_Description of the task_
Restate the whole listing exactly.

_Information supplied_

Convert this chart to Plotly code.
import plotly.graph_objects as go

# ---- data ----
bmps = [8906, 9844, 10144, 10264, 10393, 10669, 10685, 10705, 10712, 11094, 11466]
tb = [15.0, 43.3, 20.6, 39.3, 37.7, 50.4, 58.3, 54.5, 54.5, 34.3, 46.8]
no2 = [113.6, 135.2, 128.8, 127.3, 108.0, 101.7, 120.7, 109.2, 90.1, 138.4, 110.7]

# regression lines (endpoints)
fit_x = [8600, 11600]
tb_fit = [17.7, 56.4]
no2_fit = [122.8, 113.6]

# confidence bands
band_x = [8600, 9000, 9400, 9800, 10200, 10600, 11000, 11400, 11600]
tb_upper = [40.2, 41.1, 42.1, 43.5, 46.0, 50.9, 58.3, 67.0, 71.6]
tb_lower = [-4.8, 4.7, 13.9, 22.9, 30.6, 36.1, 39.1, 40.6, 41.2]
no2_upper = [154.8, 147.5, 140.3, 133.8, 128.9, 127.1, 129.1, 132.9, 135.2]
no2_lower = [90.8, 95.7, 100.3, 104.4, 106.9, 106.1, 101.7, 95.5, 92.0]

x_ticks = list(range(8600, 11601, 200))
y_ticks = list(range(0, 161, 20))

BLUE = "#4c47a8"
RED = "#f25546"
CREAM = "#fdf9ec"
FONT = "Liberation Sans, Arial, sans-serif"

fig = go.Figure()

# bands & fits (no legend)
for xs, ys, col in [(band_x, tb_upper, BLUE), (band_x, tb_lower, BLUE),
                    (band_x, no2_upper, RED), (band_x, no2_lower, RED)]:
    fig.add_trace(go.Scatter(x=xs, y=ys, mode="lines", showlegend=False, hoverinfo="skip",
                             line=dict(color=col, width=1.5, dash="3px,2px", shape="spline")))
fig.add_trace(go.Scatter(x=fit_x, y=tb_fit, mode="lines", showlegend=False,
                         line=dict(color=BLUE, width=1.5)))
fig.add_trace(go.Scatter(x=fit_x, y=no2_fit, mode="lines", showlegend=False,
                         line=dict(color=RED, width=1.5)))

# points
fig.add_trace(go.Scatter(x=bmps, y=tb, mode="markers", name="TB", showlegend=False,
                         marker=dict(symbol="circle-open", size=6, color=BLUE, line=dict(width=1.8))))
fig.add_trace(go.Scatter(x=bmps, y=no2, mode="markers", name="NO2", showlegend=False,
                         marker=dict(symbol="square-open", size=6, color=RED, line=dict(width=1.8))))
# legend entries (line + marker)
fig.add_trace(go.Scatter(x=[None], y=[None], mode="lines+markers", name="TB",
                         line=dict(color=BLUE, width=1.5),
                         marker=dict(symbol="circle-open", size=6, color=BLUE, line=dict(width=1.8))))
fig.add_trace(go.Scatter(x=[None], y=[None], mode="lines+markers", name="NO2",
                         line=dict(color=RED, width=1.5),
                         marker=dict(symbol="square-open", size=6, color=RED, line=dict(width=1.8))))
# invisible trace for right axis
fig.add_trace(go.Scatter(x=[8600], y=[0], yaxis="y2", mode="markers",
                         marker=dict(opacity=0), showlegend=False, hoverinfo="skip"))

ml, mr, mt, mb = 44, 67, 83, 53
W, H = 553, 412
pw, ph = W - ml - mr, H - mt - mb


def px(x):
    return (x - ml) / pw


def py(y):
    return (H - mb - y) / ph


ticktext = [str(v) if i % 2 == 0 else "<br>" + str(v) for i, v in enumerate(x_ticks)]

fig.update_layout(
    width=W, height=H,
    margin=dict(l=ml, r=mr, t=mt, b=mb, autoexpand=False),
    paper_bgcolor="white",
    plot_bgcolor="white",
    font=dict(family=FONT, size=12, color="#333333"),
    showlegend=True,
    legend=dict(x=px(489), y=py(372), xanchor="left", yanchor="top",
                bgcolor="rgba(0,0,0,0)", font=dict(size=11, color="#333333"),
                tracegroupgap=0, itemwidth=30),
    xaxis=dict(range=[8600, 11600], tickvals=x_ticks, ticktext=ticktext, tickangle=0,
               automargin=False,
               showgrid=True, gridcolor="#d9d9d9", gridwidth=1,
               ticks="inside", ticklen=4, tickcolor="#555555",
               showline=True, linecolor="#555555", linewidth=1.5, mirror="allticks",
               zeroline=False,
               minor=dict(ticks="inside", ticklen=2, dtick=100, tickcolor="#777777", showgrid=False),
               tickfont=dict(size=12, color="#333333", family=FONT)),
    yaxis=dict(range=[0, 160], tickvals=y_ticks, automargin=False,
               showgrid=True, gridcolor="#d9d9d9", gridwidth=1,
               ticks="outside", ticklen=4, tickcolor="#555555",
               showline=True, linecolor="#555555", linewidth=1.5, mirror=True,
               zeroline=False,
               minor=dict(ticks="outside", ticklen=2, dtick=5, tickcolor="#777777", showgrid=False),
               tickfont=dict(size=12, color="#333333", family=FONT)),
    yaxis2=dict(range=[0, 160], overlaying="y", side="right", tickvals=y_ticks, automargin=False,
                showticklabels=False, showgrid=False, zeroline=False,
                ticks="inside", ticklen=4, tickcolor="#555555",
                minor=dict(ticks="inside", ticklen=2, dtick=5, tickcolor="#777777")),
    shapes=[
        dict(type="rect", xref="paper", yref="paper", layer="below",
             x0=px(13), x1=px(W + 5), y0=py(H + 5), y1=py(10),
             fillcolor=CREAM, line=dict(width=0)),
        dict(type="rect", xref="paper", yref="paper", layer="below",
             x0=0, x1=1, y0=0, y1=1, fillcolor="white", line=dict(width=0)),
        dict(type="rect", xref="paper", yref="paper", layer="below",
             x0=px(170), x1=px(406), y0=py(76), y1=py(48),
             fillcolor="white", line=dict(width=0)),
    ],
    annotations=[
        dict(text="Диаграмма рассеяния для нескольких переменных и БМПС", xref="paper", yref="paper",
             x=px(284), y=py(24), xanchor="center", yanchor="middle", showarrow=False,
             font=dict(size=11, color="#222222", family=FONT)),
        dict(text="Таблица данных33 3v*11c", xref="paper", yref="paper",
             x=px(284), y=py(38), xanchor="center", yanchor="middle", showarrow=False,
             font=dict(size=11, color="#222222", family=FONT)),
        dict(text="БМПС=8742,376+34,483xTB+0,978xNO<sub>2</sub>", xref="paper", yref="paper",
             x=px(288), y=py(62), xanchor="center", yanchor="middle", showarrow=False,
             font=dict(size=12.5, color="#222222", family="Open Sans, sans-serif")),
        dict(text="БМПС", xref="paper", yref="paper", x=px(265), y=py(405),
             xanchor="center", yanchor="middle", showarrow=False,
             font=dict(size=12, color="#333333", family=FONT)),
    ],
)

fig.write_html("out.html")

_Solution for this task_
Convert this chart to Plotly code.
import plotly.graph_objects as go

# ---- data ----
bmps = [8906, 9844, 10144, 10264, 10393, 10669, 10685, 10705, 10712, 11094, 11466]
tb = [15.0, 43.3, 20.6, 39.3, 37.7, 50.4, 58.3, 54.5, 54.5, 34.3, 46.8]
no2 = [113.6, 135.2, 128.8, 127.3, 108.0, 101.7, 120.7, 109.2, 90.1, 138.4, 110.7]

# regression lines (endpoints)
fit_x = [8600, 11600]
tb_fit = [17.7, 56.4]
no2_fit = [122.8, 113.6]

# confidence bands
band_x = [8600, 9000, 9400, 9800, 10200, 10600, 11000, 11400, 11600]
tb_upper = [40.2, 41.1, 42.1, 43.5, 46.0, 50.9, 58.3, 67.0, 71.6]
tb_lower = [-4.8, 4.7, 13.9, 22.9, 30.6, 36.1, 39.1, 40.6, 41.2]
no2_upper = [154.8, 147.5, 140.3, 133.8, 128.9, 127.1, 129.1, 132.9, 135.2]
no2_lower = [90.8, 95.7, 100.3, 104.4, 106.9, 106.1, 101.7, 95.5, 92.0]

x_ticks = list(range(8600, 11601, 200))
y_ticks = list(range(0, 161, 20))

BLUE = "#4c47a8"
RED = "#f25546"
CREAM = "#fdf9ec"
FONT = "Liberation Sans, Arial, sans-serif"

fig = go.Figure()

# bands & fits (no legend)
for xs, ys, col in [(band_x, tb_upper, BLUE), (band_x, tb_lower, BLUE),
                    (band_x, no2_upper, RED), (band_x, no2_lower, RED)]:
    fig.add_trace(go.Scatter(x=xs, y=ys, mode="lines", showlegend=False, hoverinfo="skip",
                             line=dict(color=col, width=1.5, dash="3px,2px", shape="spline")))
fig.add_trace(go.Scatter(x=fit_x, y=tb_fit, mode="lines", showlegend=False,
                         line=dict(color=BLUE, width=1.5)))
fig.add_trace(go.Scatter(x=fit_x, y=no2_fit, mode="lines", showlegend=False,
                         line=dict(color=RED, width=1.5)))

# points
fig.add_trace(go.Scatter(x=bmps, y=tb, mode="markers", name="TB", showlegend=False,
                         marker=dict(symbol="circle-open", size=6, color=BLUE, line=dict(width=1.8))))
fig.add_trace(go.Scatter(x=bmps, y=no2, mode="markers", name="NO2", showlegend=False,
                         marker=dict(symbol="square-open", size=6, color=RED, line=dict(width=1.8))))
# legend entries (line + marker)
fig.add_trace(go.Scatter(x=[None], y=[None], mode="lines+markers", name="TB",
                         line=dict(color=BLUE, width=1.5),
                         marker=dict(symbol="circle-open", size=6, color=BLUE, line=dict(width=1.8))))
fig.add_trace(go.Scatter(x=[None], y=[None], mode="lines+markers", name="NO2",
                         line=dict(color=RED, width=1.5),
                         marker=dict(symbol="square-open", size=6, color=RED, line=dict(width=1.8))))
# invisible trace for right axis
fig.add_trace(go.Scatter(x=[8600], y=[0], yaxis="y2", mode="markers",
                         marker=dict(opacity=0), showlegend=False, hoverinfo="skip"))

ml, mr, mt, mb = 44, 67, 83, 53
W, H = 553, 412
pw, ph = W - ml - mr, H - mt - mb


def px(x):
    return (x - ml) / pw


def py(y):
    return (H - mb - y) / ph


ticktext = [str(v) if i % 2 == 0 else "<br>" + str(v) for i, v in enumerate(x_ticks)]

fig.update_layout(
    width=W, height=H,
    margin=dict(l=ml, r=mr, t=mt, b=mb, autoexpand=False),
    paper_bgcolor="white",
    plot_bgcolor="white",
    font=dict(family=FONT, size=12, color="#333333"),
    showlegend=True,
    legend=dict(x=px(489), y=py(372), xanchor="left", yanchor="top",
                bgcolor="rgba(0,0,0,0)", font=dict(size=11, color="#333333"),
                tracegroupgap=0, itemwidth=30),
    xaxis=dict(range=[8600, 11600], tickvals=x_ticks, ticktext=ticktext, tickangle=0,
               automargin=False,
               showgrid=True, gridcolor="#d9d9d9", gridwidth=1,
               ticks="inside", ticklen=4, tickcolor="#555555",
               showline=True, linecolor="#555555", linewidth=1.5, mirror="allticks",
               zeroline=False,
               minor=dict(ticks="inside", ticklen=2, dtick=100, tickcolor="#777777", showgrid=False),
               tickfont=dict(size=12, color="#333333", family=FONT)),
    yaxis=dict(range=[0, 160], tickvals=y_ticks, automargin=False,
               showgrid=True, gridcolor="#d9d9d9", gridwidth=1,
               ticks="outside", ticklen=4, tickcolor="#555555",
               showline=True, linecolor="#555555", linewidth=1.5, mirror=True,
               zeroline=False,
               minor=dict(ticks="outside", ticklen=2, dtick=5, tickcolor="#777777", showgrid=False),
               tickfont=dict(size=12, color="#333333", family=FONT)),
    yaxis2=dict(range=[0, 160], overlaying="y", side="right", tickvals=y_ticks, automargin=False,
                showticklabels=False, showgrid=False, zeroline=False,
                ticks="inside", ticklen=4, tickcolor="#555555",
                minor=dict(ticks="inside", ticklen=2, dtick=5, tickcolor="#777777")),
    shapes=[
        dict(type="rect", xref="paper", yref="paper", layer="below",
             x0=px(13), x1=px(W + 5), y0=py(H + 5), y1=py(10),
             fillcolor=CREAM, line=dict(width=0)),
        dict(type="rect", xref="paper", yref="paper", layer="below",
             x0=0, x1=1, y0=0, y1=1, fillcolor="white", line=dict(width=0)),
        dict(type="rect", xref="paper", yref="paper", layer="below",
             x0=px(170), x1=px(406), y0=py(76), y1=py(48),
             fillcolor="white", line=dict(width=0)),
    ],
    annotations=[
        dict(text="Диаграмма рассеяния для нескольких переменных и БМПС", xref="paper", yref="paper",
             x=px(284), y=py(24), xanchor="center", yanchor="middle", showarrow=False,
             font=dict(size=11, color="#222222", family=FONT)),
        dict(text="Таблица данных33 3v*11c", xref="paper", yref="paper",
             x=px(284), y=py(38), xanchor="center", yanchor="middle", showarrow=False,
             font=dict(size=11, color="#222222", family=FONT)),
        dict(text="БМПС=8742,376+34,483xTB+0,978xNO<sub>2</sub>", xref="paper", yref="paper",
             x=px(288), y=py(62), xanchor="center", yanchor="middle", showarrow=False,
             font=dict(size=12.5, color="#222222", family="Open Sans, sans-serif")),
        dict(text="БМПС", xref="paper", yref="paper", x=px(265), y=py(405),
             xanchor="center", yanchor="middle", showarrow=False,
             font=dict(size=12, color="#333333", family=FONT)),
    ],
)

fig.write_html("out.html")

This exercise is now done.